_Set problem_.
Return each line that holds the word "this".

_Input rows_.

<<<<

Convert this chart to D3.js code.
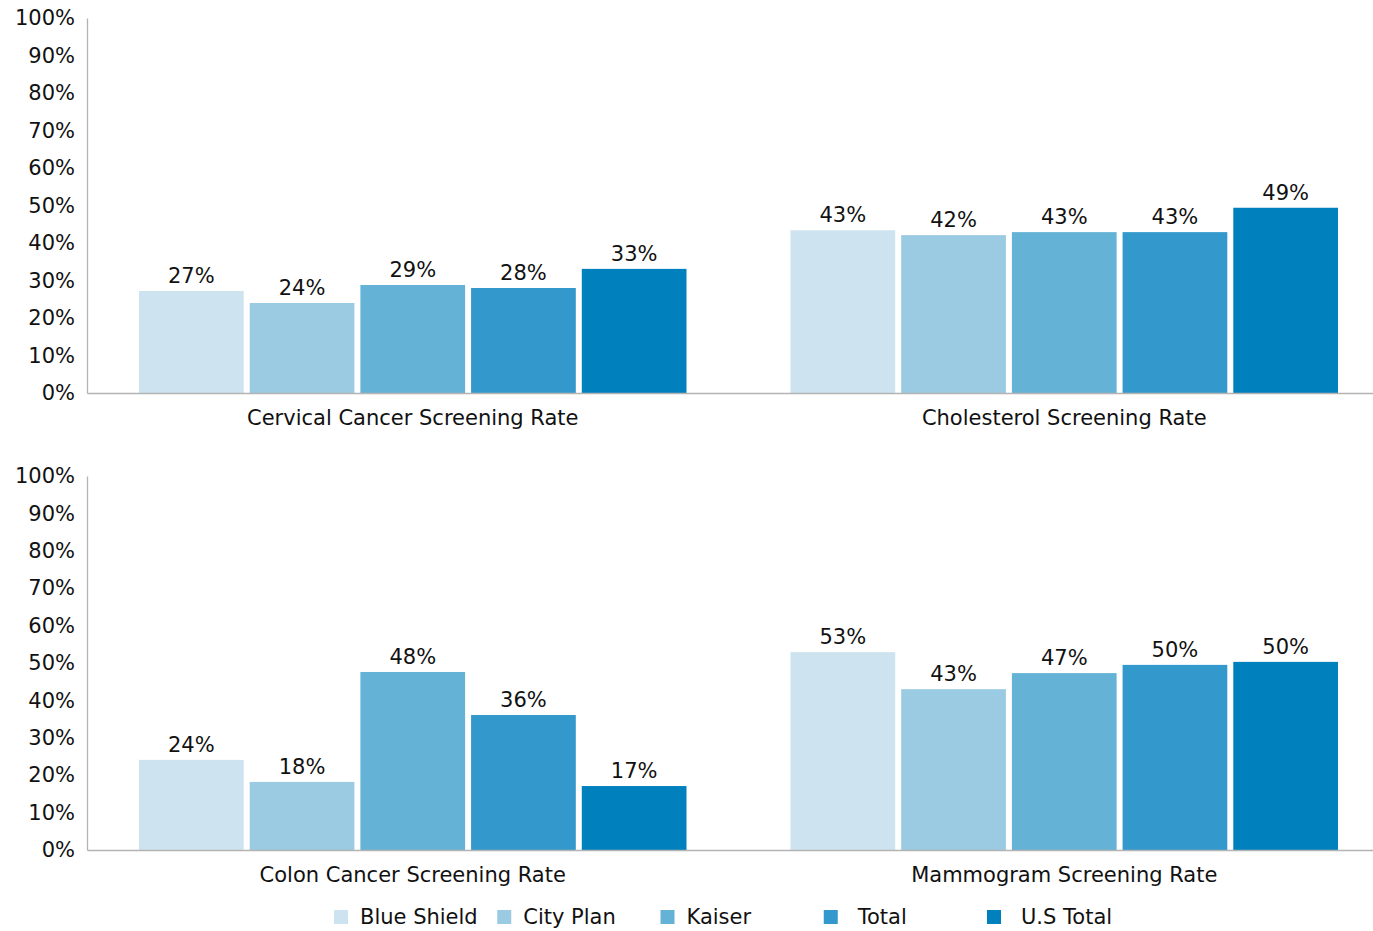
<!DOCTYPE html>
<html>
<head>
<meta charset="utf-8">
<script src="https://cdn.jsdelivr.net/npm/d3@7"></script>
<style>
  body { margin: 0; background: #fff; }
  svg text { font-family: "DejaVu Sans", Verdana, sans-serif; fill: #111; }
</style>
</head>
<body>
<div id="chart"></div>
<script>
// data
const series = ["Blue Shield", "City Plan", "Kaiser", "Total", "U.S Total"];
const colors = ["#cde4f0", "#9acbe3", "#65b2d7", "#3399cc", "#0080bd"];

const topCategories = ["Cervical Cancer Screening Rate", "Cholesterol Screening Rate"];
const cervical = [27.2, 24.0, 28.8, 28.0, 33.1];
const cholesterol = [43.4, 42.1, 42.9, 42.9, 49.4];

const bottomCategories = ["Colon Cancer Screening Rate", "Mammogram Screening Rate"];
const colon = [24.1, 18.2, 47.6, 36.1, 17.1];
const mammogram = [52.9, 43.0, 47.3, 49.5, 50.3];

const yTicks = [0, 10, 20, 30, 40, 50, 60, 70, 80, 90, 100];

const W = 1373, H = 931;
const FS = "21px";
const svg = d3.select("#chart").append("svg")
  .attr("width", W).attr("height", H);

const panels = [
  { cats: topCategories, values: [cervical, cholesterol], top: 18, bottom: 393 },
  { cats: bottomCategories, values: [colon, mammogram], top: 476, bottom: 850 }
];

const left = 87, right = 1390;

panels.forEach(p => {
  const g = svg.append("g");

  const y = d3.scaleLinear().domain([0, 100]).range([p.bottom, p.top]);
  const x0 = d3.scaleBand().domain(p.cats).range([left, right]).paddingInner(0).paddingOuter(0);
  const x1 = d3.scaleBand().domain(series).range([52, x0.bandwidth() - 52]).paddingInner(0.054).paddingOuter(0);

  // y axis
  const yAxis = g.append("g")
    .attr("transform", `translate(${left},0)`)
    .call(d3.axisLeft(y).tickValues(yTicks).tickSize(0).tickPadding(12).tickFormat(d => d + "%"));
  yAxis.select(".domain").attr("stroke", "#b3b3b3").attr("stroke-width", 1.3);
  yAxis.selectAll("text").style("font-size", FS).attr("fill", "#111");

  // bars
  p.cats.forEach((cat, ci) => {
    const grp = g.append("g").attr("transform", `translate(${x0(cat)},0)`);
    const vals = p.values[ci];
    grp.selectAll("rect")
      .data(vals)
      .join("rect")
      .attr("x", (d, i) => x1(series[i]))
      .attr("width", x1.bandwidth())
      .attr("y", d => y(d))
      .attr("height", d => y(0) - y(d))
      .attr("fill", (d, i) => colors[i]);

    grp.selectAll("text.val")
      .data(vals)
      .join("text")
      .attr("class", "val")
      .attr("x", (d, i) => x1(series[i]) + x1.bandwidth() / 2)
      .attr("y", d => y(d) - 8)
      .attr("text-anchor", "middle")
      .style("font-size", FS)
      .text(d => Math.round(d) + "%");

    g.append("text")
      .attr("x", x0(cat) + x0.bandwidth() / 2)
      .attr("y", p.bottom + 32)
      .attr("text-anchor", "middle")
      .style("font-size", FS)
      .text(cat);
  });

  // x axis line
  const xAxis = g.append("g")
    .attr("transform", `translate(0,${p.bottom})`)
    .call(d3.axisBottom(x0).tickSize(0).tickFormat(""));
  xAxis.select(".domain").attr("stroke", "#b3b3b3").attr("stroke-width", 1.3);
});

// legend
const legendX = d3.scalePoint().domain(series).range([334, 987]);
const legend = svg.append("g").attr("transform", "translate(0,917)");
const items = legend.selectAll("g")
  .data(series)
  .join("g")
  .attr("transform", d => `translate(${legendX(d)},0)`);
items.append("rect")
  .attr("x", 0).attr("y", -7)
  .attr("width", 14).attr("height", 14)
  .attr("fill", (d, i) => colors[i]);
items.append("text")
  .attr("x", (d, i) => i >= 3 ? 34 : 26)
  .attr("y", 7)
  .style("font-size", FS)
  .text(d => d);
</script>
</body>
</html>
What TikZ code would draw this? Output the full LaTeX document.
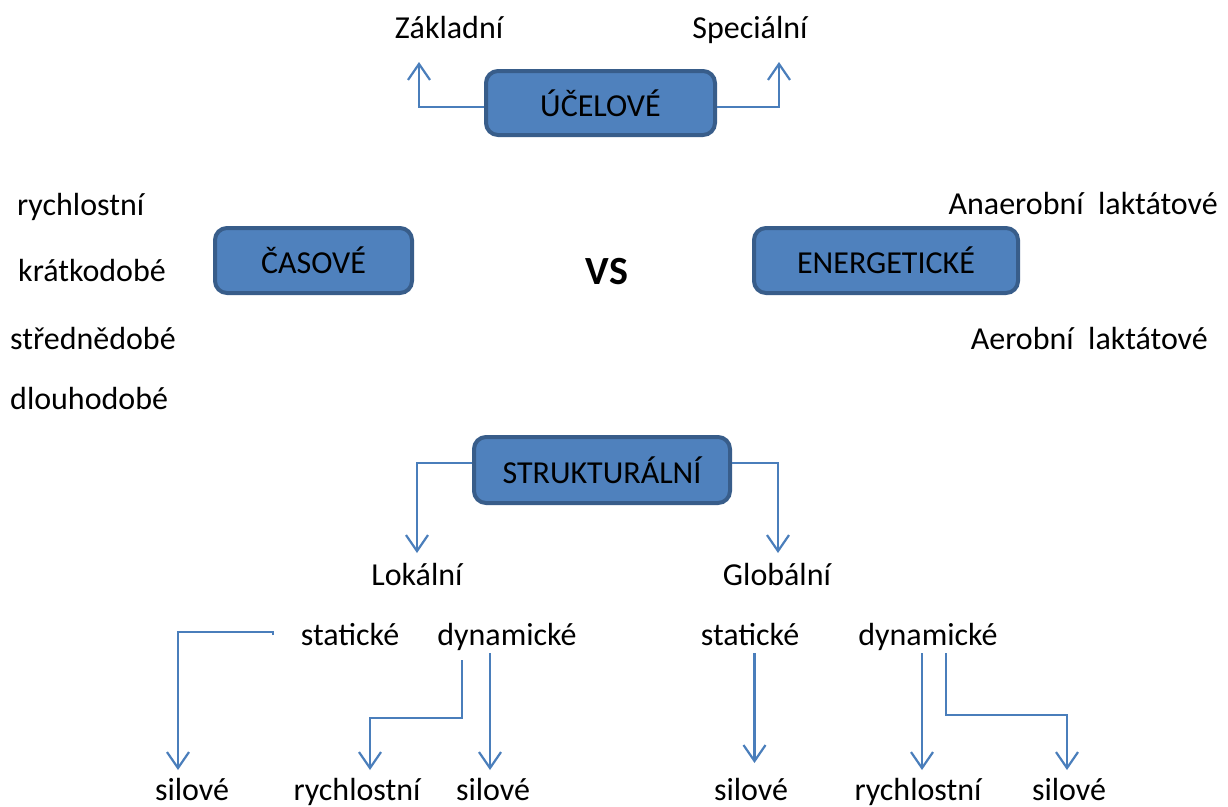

>>>>

_Task answer_.
Convert this chart to D3.js code.
What TikZ code would draw this? Output the full LaTeX document.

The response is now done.